'''

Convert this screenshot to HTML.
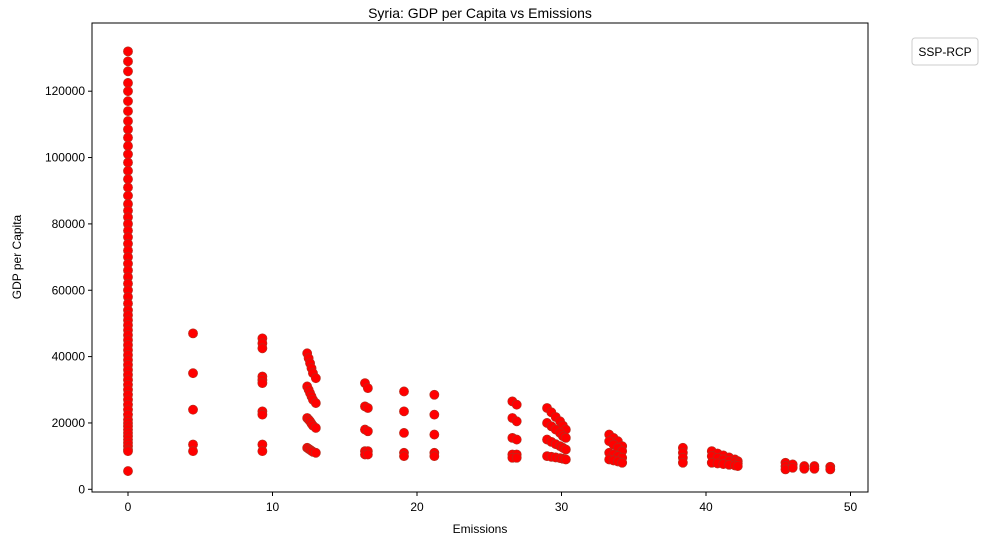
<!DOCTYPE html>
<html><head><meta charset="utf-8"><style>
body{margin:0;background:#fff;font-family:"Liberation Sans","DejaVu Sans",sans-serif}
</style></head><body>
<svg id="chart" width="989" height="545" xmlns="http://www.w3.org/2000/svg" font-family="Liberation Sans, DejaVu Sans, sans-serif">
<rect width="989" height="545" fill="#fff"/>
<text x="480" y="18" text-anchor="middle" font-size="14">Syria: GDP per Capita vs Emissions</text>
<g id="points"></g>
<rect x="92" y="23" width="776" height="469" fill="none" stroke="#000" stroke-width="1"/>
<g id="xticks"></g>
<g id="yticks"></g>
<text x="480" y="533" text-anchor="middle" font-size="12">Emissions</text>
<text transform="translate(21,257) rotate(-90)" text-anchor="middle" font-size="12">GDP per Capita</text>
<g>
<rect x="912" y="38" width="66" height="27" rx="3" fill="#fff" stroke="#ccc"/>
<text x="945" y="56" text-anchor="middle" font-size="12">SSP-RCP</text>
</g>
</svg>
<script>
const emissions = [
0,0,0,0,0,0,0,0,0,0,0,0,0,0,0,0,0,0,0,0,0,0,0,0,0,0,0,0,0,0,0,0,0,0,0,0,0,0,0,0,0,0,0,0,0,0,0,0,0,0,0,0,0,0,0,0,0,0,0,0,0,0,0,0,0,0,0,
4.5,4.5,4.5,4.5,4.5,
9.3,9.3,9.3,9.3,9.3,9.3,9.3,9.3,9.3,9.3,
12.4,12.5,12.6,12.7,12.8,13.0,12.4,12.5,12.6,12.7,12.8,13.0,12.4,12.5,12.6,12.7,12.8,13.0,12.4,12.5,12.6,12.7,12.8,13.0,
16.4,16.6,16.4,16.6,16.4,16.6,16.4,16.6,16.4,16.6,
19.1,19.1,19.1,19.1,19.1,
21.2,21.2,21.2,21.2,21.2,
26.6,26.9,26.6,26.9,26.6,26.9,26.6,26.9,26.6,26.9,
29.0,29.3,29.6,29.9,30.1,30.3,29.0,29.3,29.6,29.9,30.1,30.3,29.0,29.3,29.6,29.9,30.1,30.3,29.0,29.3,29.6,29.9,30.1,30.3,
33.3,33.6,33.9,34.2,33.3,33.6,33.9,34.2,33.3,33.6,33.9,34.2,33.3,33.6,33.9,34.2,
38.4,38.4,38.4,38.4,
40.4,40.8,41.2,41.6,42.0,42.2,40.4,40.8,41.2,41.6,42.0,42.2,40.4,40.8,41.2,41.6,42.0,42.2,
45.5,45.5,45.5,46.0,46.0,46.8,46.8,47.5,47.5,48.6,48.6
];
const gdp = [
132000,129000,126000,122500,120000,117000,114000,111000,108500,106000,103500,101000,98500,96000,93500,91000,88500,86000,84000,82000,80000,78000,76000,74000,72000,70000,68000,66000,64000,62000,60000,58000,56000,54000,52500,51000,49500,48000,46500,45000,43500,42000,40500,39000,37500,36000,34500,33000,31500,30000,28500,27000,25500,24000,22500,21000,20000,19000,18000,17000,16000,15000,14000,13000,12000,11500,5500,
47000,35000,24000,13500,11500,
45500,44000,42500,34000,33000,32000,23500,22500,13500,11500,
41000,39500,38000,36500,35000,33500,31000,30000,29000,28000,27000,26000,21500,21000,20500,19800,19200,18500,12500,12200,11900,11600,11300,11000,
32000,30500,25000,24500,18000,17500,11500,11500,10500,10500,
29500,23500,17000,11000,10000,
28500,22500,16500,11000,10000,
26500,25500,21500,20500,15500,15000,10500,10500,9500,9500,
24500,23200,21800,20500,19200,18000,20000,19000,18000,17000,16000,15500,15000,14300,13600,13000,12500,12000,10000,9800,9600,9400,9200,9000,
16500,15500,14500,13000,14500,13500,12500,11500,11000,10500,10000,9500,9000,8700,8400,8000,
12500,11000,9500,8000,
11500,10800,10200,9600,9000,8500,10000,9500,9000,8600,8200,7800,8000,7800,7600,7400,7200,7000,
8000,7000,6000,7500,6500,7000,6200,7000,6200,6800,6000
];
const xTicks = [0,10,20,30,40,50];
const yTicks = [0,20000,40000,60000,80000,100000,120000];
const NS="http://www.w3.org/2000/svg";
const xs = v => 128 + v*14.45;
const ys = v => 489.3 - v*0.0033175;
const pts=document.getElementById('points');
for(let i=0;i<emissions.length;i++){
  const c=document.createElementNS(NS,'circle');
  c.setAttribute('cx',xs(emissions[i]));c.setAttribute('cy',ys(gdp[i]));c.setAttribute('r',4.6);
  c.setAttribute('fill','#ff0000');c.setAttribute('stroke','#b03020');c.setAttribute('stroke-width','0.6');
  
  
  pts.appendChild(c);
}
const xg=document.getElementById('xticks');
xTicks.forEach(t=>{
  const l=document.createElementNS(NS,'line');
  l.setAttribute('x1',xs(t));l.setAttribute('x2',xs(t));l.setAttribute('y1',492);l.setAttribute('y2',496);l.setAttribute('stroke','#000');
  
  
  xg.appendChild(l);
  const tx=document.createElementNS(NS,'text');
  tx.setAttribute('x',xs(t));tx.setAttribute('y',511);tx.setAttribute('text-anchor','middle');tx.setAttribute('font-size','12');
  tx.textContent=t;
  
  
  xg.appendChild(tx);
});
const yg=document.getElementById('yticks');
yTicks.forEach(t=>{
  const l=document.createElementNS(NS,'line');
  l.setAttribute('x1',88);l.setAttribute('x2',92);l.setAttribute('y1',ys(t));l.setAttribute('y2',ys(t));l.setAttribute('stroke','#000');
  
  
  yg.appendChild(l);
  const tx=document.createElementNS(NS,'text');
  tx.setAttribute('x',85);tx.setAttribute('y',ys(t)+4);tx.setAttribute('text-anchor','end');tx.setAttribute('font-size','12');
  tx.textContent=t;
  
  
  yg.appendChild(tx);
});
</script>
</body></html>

'''
'''

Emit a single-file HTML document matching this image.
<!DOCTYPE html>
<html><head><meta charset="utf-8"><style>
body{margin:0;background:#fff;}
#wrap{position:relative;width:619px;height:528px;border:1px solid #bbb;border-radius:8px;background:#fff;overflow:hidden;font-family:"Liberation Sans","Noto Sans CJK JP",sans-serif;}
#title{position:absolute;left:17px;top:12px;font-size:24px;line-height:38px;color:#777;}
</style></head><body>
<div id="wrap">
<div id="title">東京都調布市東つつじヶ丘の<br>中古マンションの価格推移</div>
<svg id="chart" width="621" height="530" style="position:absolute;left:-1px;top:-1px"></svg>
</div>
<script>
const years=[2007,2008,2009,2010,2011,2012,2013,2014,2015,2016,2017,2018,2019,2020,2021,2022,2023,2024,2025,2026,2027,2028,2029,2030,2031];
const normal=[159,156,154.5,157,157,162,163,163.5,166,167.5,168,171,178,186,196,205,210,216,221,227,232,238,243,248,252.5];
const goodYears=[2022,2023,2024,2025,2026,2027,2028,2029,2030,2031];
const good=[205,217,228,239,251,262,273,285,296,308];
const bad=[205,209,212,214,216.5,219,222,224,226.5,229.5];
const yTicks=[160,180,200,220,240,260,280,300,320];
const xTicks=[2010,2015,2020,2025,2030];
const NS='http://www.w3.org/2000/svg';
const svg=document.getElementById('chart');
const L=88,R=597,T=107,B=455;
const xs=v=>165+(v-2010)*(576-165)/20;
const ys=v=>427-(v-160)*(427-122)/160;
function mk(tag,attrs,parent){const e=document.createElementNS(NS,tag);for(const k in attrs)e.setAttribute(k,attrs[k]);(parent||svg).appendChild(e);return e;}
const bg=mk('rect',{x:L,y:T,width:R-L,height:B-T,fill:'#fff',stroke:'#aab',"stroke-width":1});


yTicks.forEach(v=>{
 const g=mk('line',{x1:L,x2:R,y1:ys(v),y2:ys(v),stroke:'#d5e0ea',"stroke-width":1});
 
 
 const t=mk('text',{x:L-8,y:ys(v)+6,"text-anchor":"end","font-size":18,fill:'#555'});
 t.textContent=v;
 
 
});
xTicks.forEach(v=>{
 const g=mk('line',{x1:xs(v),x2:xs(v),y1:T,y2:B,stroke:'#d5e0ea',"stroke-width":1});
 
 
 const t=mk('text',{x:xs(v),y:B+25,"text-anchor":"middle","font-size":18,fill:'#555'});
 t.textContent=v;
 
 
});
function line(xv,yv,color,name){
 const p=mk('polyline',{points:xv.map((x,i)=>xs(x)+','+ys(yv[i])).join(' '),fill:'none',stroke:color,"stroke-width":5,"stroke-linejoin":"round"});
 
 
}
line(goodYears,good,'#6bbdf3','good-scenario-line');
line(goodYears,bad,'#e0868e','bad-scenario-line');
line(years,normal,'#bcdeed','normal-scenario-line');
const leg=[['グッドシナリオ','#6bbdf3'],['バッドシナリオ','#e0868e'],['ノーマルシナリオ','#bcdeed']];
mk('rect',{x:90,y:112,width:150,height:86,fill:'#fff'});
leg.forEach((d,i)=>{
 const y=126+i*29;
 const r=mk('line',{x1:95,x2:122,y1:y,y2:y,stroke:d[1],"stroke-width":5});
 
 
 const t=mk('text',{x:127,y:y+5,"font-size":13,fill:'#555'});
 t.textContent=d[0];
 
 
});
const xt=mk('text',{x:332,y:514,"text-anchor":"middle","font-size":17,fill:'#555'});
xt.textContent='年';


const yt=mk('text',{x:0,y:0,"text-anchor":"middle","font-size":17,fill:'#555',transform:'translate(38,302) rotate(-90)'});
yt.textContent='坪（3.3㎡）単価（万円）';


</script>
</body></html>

'''

> [WHAT THE TASK ASKS]
State how many lines include the string "this", and nothing more.

> [RESPONSE]
2